→ **What is required**
Do not copy the pictures; transcribe all other material exactly.

→ **Supplied data**
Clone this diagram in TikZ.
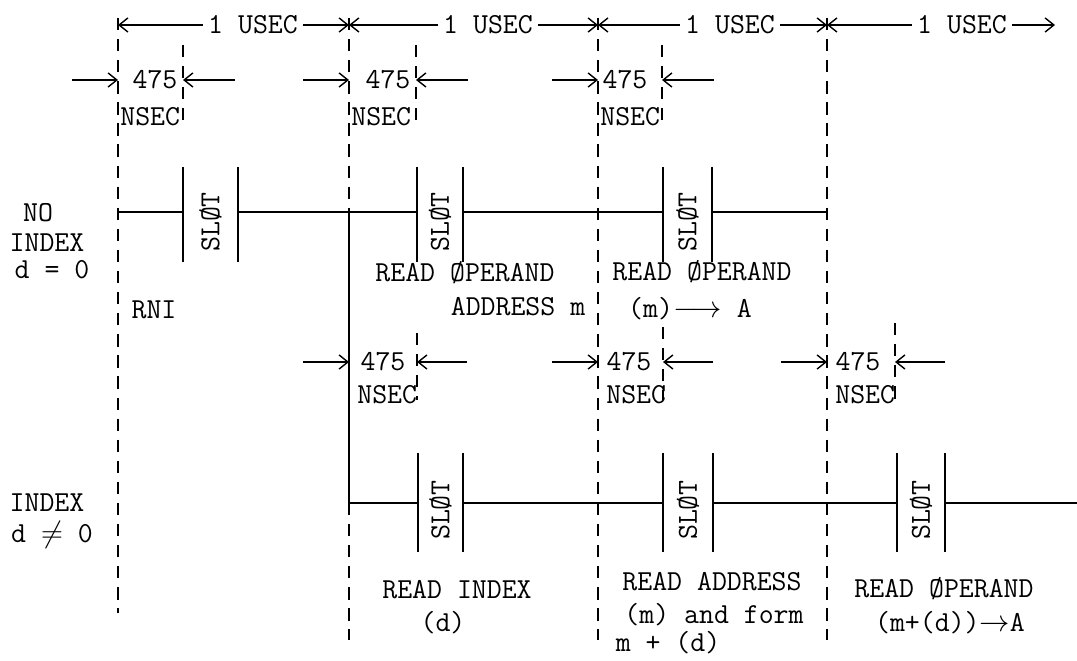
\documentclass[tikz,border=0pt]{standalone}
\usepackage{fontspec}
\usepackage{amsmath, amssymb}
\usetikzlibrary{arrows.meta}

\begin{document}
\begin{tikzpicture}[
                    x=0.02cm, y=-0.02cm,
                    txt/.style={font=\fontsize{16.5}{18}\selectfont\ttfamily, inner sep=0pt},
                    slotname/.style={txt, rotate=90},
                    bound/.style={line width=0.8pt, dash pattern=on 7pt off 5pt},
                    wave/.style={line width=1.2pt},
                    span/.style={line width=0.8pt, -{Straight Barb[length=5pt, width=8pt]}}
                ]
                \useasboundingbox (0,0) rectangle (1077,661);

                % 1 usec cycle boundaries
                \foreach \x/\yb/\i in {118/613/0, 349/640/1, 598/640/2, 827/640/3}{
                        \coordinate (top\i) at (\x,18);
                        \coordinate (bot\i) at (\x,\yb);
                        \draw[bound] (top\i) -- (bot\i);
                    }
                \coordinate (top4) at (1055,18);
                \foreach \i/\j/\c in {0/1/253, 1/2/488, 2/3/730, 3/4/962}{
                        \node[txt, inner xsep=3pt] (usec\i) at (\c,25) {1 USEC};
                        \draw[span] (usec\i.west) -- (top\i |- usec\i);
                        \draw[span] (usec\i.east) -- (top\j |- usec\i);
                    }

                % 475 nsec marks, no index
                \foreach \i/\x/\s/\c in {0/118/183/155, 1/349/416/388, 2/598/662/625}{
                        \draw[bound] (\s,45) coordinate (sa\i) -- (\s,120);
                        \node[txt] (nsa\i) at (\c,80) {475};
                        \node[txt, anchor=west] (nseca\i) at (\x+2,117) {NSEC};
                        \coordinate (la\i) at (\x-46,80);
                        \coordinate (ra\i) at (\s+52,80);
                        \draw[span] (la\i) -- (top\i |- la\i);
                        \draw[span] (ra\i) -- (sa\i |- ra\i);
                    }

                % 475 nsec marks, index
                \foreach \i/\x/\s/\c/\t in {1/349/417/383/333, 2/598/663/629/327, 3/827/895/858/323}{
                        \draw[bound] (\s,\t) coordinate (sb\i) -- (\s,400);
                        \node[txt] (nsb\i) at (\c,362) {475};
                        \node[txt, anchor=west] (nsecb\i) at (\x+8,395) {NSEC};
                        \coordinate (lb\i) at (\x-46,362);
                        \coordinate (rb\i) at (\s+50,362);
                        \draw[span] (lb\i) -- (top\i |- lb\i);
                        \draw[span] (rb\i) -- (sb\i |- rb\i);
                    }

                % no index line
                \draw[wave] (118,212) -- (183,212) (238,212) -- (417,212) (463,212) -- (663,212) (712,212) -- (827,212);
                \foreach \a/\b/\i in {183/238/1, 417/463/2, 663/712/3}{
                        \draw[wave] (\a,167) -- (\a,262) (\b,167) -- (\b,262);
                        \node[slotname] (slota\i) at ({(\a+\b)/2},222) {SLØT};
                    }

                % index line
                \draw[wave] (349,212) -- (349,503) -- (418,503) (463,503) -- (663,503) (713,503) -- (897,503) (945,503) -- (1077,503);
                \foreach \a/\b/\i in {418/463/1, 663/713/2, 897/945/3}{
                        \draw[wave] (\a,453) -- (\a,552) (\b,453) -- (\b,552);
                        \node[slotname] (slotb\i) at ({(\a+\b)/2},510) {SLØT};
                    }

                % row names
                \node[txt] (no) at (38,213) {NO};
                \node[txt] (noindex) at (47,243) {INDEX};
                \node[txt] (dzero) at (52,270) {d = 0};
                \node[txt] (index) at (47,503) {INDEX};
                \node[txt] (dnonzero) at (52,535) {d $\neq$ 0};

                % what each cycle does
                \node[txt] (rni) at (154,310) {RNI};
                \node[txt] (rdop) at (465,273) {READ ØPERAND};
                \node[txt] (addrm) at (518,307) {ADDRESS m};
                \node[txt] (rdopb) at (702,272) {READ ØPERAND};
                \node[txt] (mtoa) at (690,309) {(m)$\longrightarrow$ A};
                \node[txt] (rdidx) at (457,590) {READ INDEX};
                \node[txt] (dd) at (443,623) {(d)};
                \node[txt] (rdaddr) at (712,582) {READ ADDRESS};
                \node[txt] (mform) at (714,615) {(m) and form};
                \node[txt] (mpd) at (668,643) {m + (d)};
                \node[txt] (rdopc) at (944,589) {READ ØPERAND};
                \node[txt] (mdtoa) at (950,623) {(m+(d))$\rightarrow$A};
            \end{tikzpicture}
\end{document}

→ **Solution for this task**
Clone this diagram in TikZ.
\documentclass[tikz,border=0pt]{standalone}
\usepackage{fontspec}
\usepackage{amsmath, amssymb}
\usetikzlibrary{arrows.meta}

\begin{document}
\begin{tikzpicture}[
                    x=0.02cm, y=-0.02cm,
                    txt/.style={font=\fontsize{16.5}{18}\selectfont\ttfamily, inner sep=0pt},
                    slotname/.style={txt, rotate=90},
                    bound/.style={line width=0.8pt, dash pattern=on 7pt off 5pt},
                    wave/.style={line width=1.2pt},
                    span/.style={line width=0.8pt, -{Straight Barb[length=5pt, width=8pt]}}
                ]
                \useasboundingbox (0,0) rectangle (1077,661);

                % 1 usec cycle boundaries
                \foreach \x/\yb/\i in {118/613/0, 349/640/1, 598/640/2, 827/640/3}{
                        \coordinate (top\i) at (\x,18);
                        \coordinate (bot\i) at (\x,\yb);
                        \draw[bound] (top\i) -- (bot\i);
                    }
                \coordinate (top4) at (1055,18);
                \foreach \i/\j/\c in {0/1/253, 1/2/488, 2/3/730, 3/4/962}{
                        \node[txt, inner xsep=3pt] (usec\i) at (\c,25) {1 USEC};
                        \draw[span] (usec\i.west) -- (top\i |- usec\i);
                        \draw[span] (usec\i.east) -- (top\j |- usec\i);
                    }

                % 475 nsec marks, no index
                \foreach \i/\x/\s/\c in {0/118/183/155, 1/349/416/388, 2/598/662/625}{
                        \draw[bound] (\s,45) coordinate (sa\i) -- (\s,120);
                        \node[txt] (nsa\i) at (\c,80) {475};
                        \node[txt, anchor=west] (nseca\i) at (\x+2,117) {NSEC};
                        \coordinate (la\i) at (\x-46,80);
                        \coordinate (ra\i) at (\s+52,80);
                        \draw[span] (la\i) -- (top\i |- la\i);
                        \draw[span] (ra\i) -- (sa\i |- ra\i);
                    }

                % 475 nsec marks, index
                \foreach \i/\x/\s/\c/\t in {1/349/417/383/333, 2/598/663/629/327, 3/827/895/858/323}{
                        \draw[bound] (\s,\t) coordinate (sb\i) -- (\s,400);
                        \node[txt] (nsb\i) at (\c,362) {475};
                        \node[txt, anchor=west] (nsecb\i) at (\x+8,395) {NSEC};
                        \coordinate (lb\i) at (\x-46,362);
                        \coordinate (rb\i) at (\s+50,362);
                        \draw[span] (lb\i) -- (top\i |- lb\i);
                        \draw[span] (rb\i) -- (sb\i |- rb\i);
                    }

                % no index line
                \draw[wave] (118,212) -- (183,212) (238,212) -- (417,212) (463,212) -- (663,212) (712,212) -- (827,212);
                \foreach \a/\b/\i in {183/238/1, 417/463/2, 663/712/3}{
                        \draw[wave] (\a,167) -- (\a,262) (\b,167) -- (\b,262);
                        \node[slotname] (slota\i) at ({(\a+\b)/2},222) {SLØT};
                    }

                % index line
                \draw[wave] (349,212) -- (349,503) -- (418,503) (463,503) -- (663,503) (713,503) -- (897,503) (945,503) -- (1077,503);
                \foreach \a/\b/\i in {418/463/1, 663/713/2, 897/945/3}{
                        \draw[wave] (\a,453) -- (\a,552) (\b,453) -- (\b,552);
                        \node[slotname] (slotb\i) at ({(\a+\b)/2},510) {SLØT};
                    }

                % row names
                \node[txt] (no) at (38,213) {NO};
                \node[txt] (noindex) at (47,243) {INDEX};
                \node[txt] (dzero) at (52,270) {d = 0};
                \node[txt] (index) at (47,503) {INDEX};
                \node[txt] (dnonzero) at (52,535) {d $\neq$ 0};

                % what each cycle does
                \node[txt] (rni) at (154,310) {RNI};
                \node[txt] (rdop) at (465,273) {READ ØPERAND};
                \node[txt] (addrm) at (518,307) {ADDRESS m};
                \node[txt] (rdopb) at (702,272) {READ ØPERAND};
                \node[txt] (mtoa) at (690,309) {(m)$\longrightarrow$ A};
                \node[txt] (rdidx) at (457,590) {READ INDEX};
                \node[txt] (dd) at (443,623) {(d)};
                \node[txt] (rdaddr) at (712,582) {READ ADDRESS};
                \node[txt] (mform) at (714,615) {(m) and form};
                \node[txt] (mpd) at (668,643) {m + (d)};
                \node[txt] (rdopc) at (944,589) {READ ØPERAND};
                \node[txt] (mdtoa) at (950,623) {(m+(d))$\rightarrow$A};
            \end{tikzpicture}
\end{document}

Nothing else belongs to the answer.